I feel utterly stuck in indecision. 

I’m in a long-term relationship where the first few years were magical but then something we can’t exactly pinpoint changed for both of us and it hasn’t been working for a few years. We can’t seem to find our way back to that loved up place. Both of us feel depressed and anxious about the situation.   

We’ve gone through the phase of blaming each other (our couple therapist helped us realise the futility in this) to trying to figure ourselves out, and what we need to be happier with each other and in ourselves. The problem is, we don’t know where to start. The idea of separating is terrifying for both of us - we are somewhat clinging to each other in fear. But home has become a very sad place too. 

Signed,

Unhappily Together


Dear Unhappily Together,

Intimate relationships can feel so impossible to navigate at times.  When they are working, we feel safe and secure in the world.  But when they’re not, it can bring up all of the unresolved emotional wounding we thought we had long since worked through, or maybe didn’t even realise we had. I know very little about your situation beyond your brief message which left me wondering if you are working through the disentanglement of a codependent dynamic.  It is often assumed that codependency only exists in the presence of a alcohol or drug addiction, where one party is playing caretaker of the other.  But I’ve found traits of what is also sometimes referred to as ‘relationship addiction’ to be far more pervasive in the more subtle form of dependence on the other to feel OK in ourselves.

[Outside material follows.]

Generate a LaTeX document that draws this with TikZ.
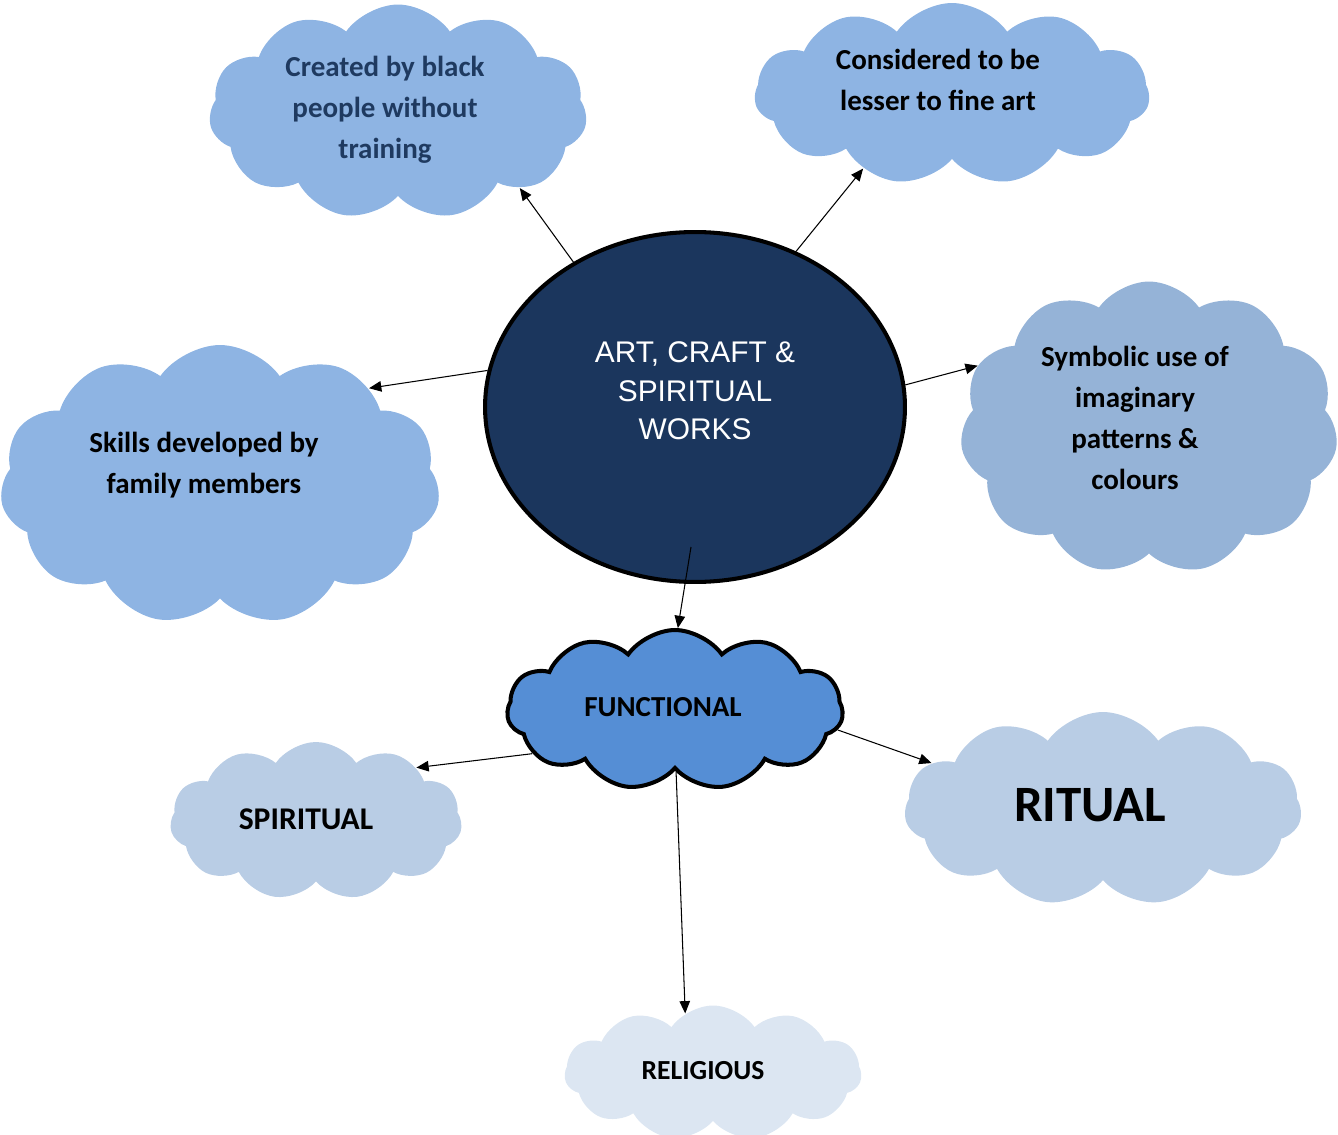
\documentclass[tikz,border=0pt]{standalone}
\usepackage{fontspec}
\setmainfont{Carlito}
\newfontfamily\arialfont{Liberation Sans}
\usetikzlibrary{shapes.symbols, shapes.geometric, arrows.meta, positioning}

\definecolor{skyblue}{HTML}{8EB4E3}
\definecolor{steelblue}{HTML}{95B3D7}
\definecolor{paleblue}{HTML}{B9CDE5}
\definecolor{mistblue}{HTML}{DCE6F2}
\definecolor{midblue}{HTML}{558ED5}
\definecolor{navy}{HTML}{1B365D}
\definecolor{slateink}{HTML}{1F3A60}

\begin{document}
\begin{tikzpicture}[x=0.02cm, y=-0.02cm, >={Triangle[length=7pt,width=6pt]},
  bubble/.style={cloud, cloud puffs=11, cloud puff arc=110, cloud ignores aspect, inner sep=0pt},
  words/.style={align=center, font=\bfseries\fontsize{16.5}{23.3}\selectfont},
  link/.style={->, line width=0.6pt}]
\useasboundingbox (0,0) rectangle (1338,1135);

% main topic
\node[ellipse, draw, line width=2.3pt, fill=navy, minimum width=8.4cm, minimum height=7cm,
  label={[align=center, text=white, font=\arialfont\fontsize{17}{22}\selectfont, yshift=0.32cm]center:ART, CRAFT \&\\SPIRITUAL\\WORKS}]
  (art) at (695,407) {};

% first ring (text sits a little off the cloud centre)
\node[bubble, fill=skyblue, minimum width=7.56cm, minimum height=4.3cm,
  label={[words, text=slateink, xshift=-0.26cm, yshift=0.04cm]center:Created by black\\people without\\training}]
  (created) at (398,112) {};
\node[bubble, fill=skyblue, minimum width=7.9cm, minimum height=3.64cm,
  label={[words, xshift=-0.28cm, yshift=0.28cm]center:Considered to be\\lesser to fine art}]
  (lesser) at (952,94) {};
\node[bubble, fill=skyblue, minimum width=8.8cm, minimum height=5.6cm,
  label={[words, xshift=-0.32cm, yshift=0.4cm]center:Skills developed by\\family members}]
  (skills) at (220,485) {};
\node[bubble, fill=steelblue, minimum width=7.56cm, minimum height=5.86cm,
  label={[words, xshift=-0.28cm, yshift=0.2cm]center:Symbolic use of\\imaginary\\patterns \&\\colours}]
  (symbolic) at (1149,428) {};
\node[bubble, fill=midblue, draw, line width=2.3pt, minimum width=6.72cm, minimum height=3.2cm,
  label={[words, xshift=-0.24cm, yshift=0.06cm]center:FUNCTIONAL}]
  (functional) at (675,710) {};

% uses
\node[bubble, fill=paleblue, minimum width=5.84cm, minimum height=3.16cm,
  label={[words, font=\bfseries\fontsize{18}{22}\selectfont, xshift=-0.2cm, yshift=0.04cm]center:SPIRITUAL}]
  (spiritual) at (316,821) {};
\node[bubble, fill=paleblue, minimum width=7.94cm, minimum height=3.88cm,
  label={[words, font=\bfseries\fontsize{29}{34}\selectfont, xshift=-0.26cm, yshift=0.08cm]center:RITUAL}]
  (ritual) at (1103,809) {};
\node[bubble, fill=mistblue, minimum width=5.94cm, minimum height=2.7cm,
  label={[words, font=\bfseries\fontsize{15.7}{20}\selectfont, xshift=-0.2cm, yshift=0.04cm]center:RELIGIOUS}]
  (religious) at (713,1073) {};

\draw (art.130) edge[link] (created.-32)
      (art.57) edge[link] (lesser.220)
      (art.170) edge[link] (skills.33)
      (art.6) edge[link] (symbolic.160)
      ([xshift=-0.08cm, yshift=0.74cm]art.south) edge[link] (functional.88);
\draw (functional.197) edge[link] (spiritual.28)
      (functional.-7) edge[link] (ritual.165)
      (functional.-89) edge[link] (religious.115);
\end{tikzpicture}
\end{document}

One definition of codependence I like is John Bradshaw’s: ‘A painful internal state of low-grade chronic depression which is literally precipitated by intense and chronic mourning for our authentic selves.’  When we seek relationship from this place, we aren’t doing so from love for the other but from a need for something (someone) external to prop up our own sense of self, to make us feel love and acceptance. For a while, during the ‘falling in love’ phase, a partner makes this all seem possible. But this doesn’t last because we are looking in the wrong place – the ‘magical other’ we seek is found in the abandoned parts of ourself. 

You’ve gone through one very important phase of disentangling an unhealthy dependence and have stopped blaming each other for not fulfilling a frankly impossible task. This is a huge step. Unfortunately, it likely exposes the individual vulnerability –  a felt neediness – sitting within each of you. I sense this is why the thought of separating is terrifying – clinging to something that isn’t working suggests you are still holding out hope the relationship can fix the mourning residing in each of the individuals. Understandably, there is fear to tap into these feelings – it can elicit a panic reaction - but this is exactly where you may need to go. To get up close and personal with those scary feelings to see whether they lead you back to parts of yourself long since ignored or disowned.  That loneliness we feel when we let go of the other, can we settle into it? Can we get curious about the energies it elicits without needing to escape? Can we drop how we feel we should be and bear witness to who we actually are even – especially – in these raw and tender moments? Can we accept this too as part of us? 

Intimacy with oneself may sound peculiar, but it is a pretty important starting place for widening our circle to healthy intimacy with others. Without it, we engage in relationship from a fundamentally selfish position in that the relationship is not actually about the other person but what they can do for us. 

You didn’t say whether you and your partner are in individual therapy, but I would suggest this for both of you. Perhaps the couple has been carrying too much, and it is up to each of the partners to shoulder their own work and growth. Then and only then might you be able to see if there is room for love to live and grow in your relationship.